* Exercise requirements: Make an exact copy of all the material below, apart from the pictures.

Records
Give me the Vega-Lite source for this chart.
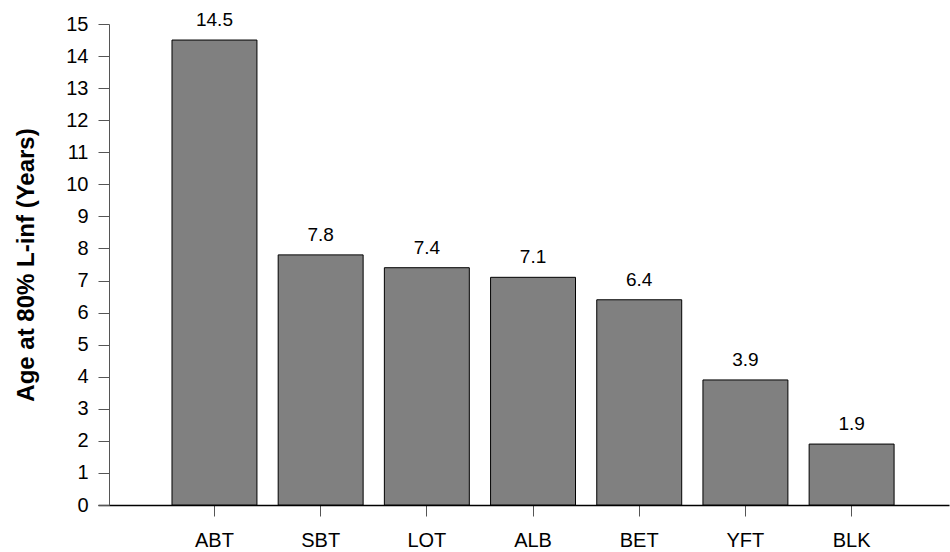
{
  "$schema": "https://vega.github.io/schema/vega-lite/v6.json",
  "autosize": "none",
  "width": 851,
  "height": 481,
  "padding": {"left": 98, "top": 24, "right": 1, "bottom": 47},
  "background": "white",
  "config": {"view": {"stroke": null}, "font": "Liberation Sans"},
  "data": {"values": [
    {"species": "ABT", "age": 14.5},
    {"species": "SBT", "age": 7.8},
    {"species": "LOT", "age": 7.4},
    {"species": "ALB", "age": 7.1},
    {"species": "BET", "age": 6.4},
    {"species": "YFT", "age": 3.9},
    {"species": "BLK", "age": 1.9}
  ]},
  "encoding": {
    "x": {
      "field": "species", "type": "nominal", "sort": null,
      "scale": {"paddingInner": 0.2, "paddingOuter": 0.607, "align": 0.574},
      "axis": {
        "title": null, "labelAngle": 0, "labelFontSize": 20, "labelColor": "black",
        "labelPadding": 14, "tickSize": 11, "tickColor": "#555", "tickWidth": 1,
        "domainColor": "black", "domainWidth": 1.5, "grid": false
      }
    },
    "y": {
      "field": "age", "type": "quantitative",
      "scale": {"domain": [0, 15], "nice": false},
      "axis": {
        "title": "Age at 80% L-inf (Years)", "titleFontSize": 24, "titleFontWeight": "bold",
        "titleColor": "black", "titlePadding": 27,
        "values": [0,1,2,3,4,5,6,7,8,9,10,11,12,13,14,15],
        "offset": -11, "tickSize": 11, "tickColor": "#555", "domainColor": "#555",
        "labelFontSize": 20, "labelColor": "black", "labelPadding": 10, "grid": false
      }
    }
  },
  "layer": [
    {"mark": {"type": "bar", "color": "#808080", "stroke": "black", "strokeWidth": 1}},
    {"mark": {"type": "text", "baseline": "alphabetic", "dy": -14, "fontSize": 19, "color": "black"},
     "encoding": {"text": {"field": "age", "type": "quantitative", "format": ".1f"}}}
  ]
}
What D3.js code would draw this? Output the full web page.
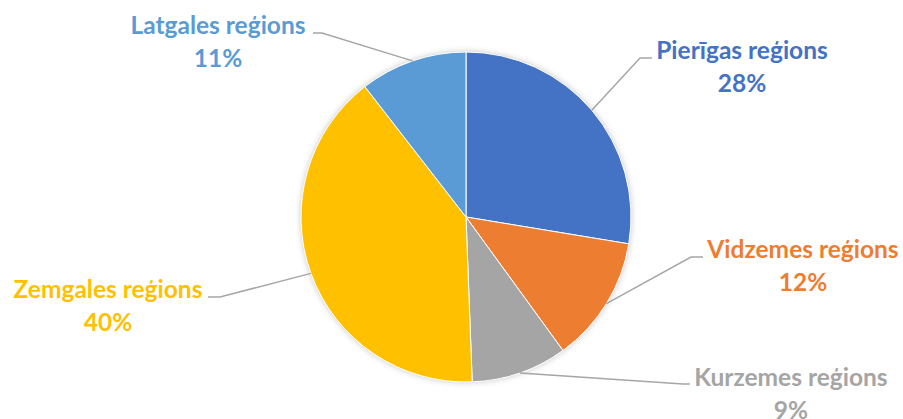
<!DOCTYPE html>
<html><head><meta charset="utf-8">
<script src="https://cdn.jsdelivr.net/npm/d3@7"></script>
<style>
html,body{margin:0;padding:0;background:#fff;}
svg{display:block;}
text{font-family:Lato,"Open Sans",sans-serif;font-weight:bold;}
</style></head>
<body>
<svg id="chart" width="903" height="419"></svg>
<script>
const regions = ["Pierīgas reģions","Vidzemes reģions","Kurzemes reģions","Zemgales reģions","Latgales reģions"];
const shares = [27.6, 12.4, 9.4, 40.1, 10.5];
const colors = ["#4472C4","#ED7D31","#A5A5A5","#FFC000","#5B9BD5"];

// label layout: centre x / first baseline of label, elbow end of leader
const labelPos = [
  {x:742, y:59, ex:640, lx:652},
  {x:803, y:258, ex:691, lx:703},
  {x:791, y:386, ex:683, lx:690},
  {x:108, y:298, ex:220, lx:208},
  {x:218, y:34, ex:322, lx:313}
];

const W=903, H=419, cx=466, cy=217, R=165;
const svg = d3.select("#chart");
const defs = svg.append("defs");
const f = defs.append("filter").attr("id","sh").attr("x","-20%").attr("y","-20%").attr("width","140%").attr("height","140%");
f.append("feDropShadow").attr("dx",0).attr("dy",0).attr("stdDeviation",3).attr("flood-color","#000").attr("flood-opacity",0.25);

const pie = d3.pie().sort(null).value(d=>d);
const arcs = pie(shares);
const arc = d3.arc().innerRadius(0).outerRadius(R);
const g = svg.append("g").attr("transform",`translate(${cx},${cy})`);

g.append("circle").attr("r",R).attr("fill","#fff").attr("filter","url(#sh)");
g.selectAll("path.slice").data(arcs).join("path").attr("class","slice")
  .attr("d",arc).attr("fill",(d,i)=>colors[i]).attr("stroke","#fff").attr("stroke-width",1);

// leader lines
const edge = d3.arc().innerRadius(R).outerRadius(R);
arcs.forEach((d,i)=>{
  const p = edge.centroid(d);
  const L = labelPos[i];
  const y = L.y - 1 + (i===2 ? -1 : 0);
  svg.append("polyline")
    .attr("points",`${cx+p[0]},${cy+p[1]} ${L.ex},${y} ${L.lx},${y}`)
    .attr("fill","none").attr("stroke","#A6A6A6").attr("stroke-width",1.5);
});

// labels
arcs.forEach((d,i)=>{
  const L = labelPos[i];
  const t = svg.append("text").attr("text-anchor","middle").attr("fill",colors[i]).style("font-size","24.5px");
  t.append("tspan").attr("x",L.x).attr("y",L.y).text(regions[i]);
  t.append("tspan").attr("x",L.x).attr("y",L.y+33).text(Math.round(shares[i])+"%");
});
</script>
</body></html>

* Answer to the problem:
Give me the Vega-Lite source for this chart.
{
  "$schema": "https://vega.github.io/schema/vega-lite/v6.json",
  "autosize": "none",
  "width": 851,
  "height": 481,
  "padding": {"left": 98, "top": 24, "right": 1, "bottom": 47},
  "background": "white",
  "config": {"view": {"stroke": null}, "font": "Liberation Sans"},
  "data": {"values": [
    {"species": "ABT", "age": 14.5},
    {"species": "SBT", "age": 7.8},
    {"species": "LOT", "age": 7.4},
    {"species": "ALB", "age": 7.1},
    {"species": "BET", "age": 6.4},
    {"species": "YFT", "age": 3.9},
    {"species": "BLK", "age": 1.9}
  ]},
  "encoding": {
    "x": {
      "field": "species", "type": "nominal", "sort": null,
      "scale": {"paddingInner": 0.2, "paddingOuter": 0.607, "align": 0.574},
      "axis": {
        "title": null, "labelAngle": 0, "labelFontSize": 20, "labelColor": "black",
        "labelPadding": 14, "tickSize": 11, "tickColor": "#555", "tickWidth": 1,
        "domainColor": "black", "domainWidth": 1.5, "grid": false
      }
    },
    "y": {
      "field": "age", "type": "quantitative",
      "scale": {"domain": [0, 15], "nice": false},
      "axis": {
        "title": "Age at 80% L-inf (Years)", "titleFontSize": 24, "titleFontWeight": "bold",
        "titleColor": "black", "titlePadding": 27,
        "values": [0,1,2,3,4,5,6,7,8,9,10,11,12,13,14,15],
        "offset": -11, "tickSize": 11, "tickColor": "#555", "domainColor": "#555",
        "labelFontSize": 20, "labelColor": "black", "labelPadding": 10, "grid": false
      }
    }
  },
  "layer": [
    {"mark": {"type": "bar", "color": "#808080", "stroke": "black", "strokeWidth": 1}},
    {"mark": {"type": "text", "baseline": "alphabetic", "dy": -14, "fontSize": 19, "color": "black"},
     "encoding": {"text": {"field": "age", "type": "quantitative", "format": ".1f"}}}
  ]
}
What D3.js code would draw this? Output the full web page.
<!DOCTYPE html>
<html><head><meta charset="utf-8">
<script src="https://cdn.jsdelivr.net/npm/d3@7"></script>
<style>
html,body{margin:0;padding:0;background:#fff;}
svg{display:block;}
text{font-family:Lato,"Open Sans",sans-serif;font-weight:bold;}
</style></head>
<body>
<svg id="chart" width="903" height="419"></svg>
<script>
const regions = ["Pierīgas reģions","Vidzemes reģions","Kurzemes reģions","Zemgales reģions","Latgales reģions"];
const shares = [27.6, 12.4, 9.4, 40.1, 10.5];
const colors = ["#4472C4","#ED7D31","#A5A5A5","#FFC000","#5B9BD5"];

// label layout: centre x / first baseline of label, elbow end of leader
const labelPos = [
  {x:742, y:59, ex:640, lx:652},
  {x:803, y:258, ex:691, lx:703},
  {x:791, y:386, ex:683, lx:690},
  {x:108, y:298, ex:220, lx:208},
  {x:218, y:34, ex:322, lx:313}
];

const W=903, H=419, cx=466, cy=217, R=165;
const svg = d3.select("#chart");
const defs = svg.append("defs");
const f = defs.append("filter").attr("id","sh").attr("x","-20%").attr("y","-20%").attr("width","140%").attr("height","140%");
f.append("feDropShadow").attr("dx",0).attr("dy",0).attr("stdDeviation",3).attr("flood-color","#000").attr("flood-opacity",0.25);

const pie = d3.pie().sort(null).value(d=>d);
const arcs = pie(shares);
const arc = d3.arc().innerRadius(0).outerRadius(R);
const g = svg.append("g").attr("transform",`translate(${cx},${cy})`);

g.append("circle").attr("r",R).attr("fill","#fff").attr("filter","url(#sh)");
g.selectAll("path.slice").data(arcs).join("path").attr("class","slice")
  .attr("d",arc).attr("fill",(d,i)=>colors[i]).attr("stroke","#fff").attr("stroke-width",1);

// leader lines
const edge = d3.arc().innerRadius(R).outerRadius(R);
arcs.forEach((d,i)=>{
  const p = edge.centroid(d);
  const L = labelPos[i];
  const y = L.y - 1 + (i===2 ? -1 : 0);
  svg.append("polyline")
    .attr("points",`${cx+p[0]},${cy+p[1]} ${L.ex},${y} ${L.lx},${y}`)
    .attr("fill","none").attr("stroke","#A6A6A6").attr("stroke-width",1.5);
});

// labels
arcs.forEach((d,i)=>{
  const L = labelPos[i];
  const t = svg.append("text").attr("text-anchor","middle").attr("fill",colors[i]).style("font-size","24.5px");
  t.append("tspan").attr("x",L.x).attr("y",L.y).text(regions[i]);
  t.append("tspan").attr("x",L.x).attr("y",L.y+33).text(Math.round(shares[i])+"%");
});
</script>
</body></html>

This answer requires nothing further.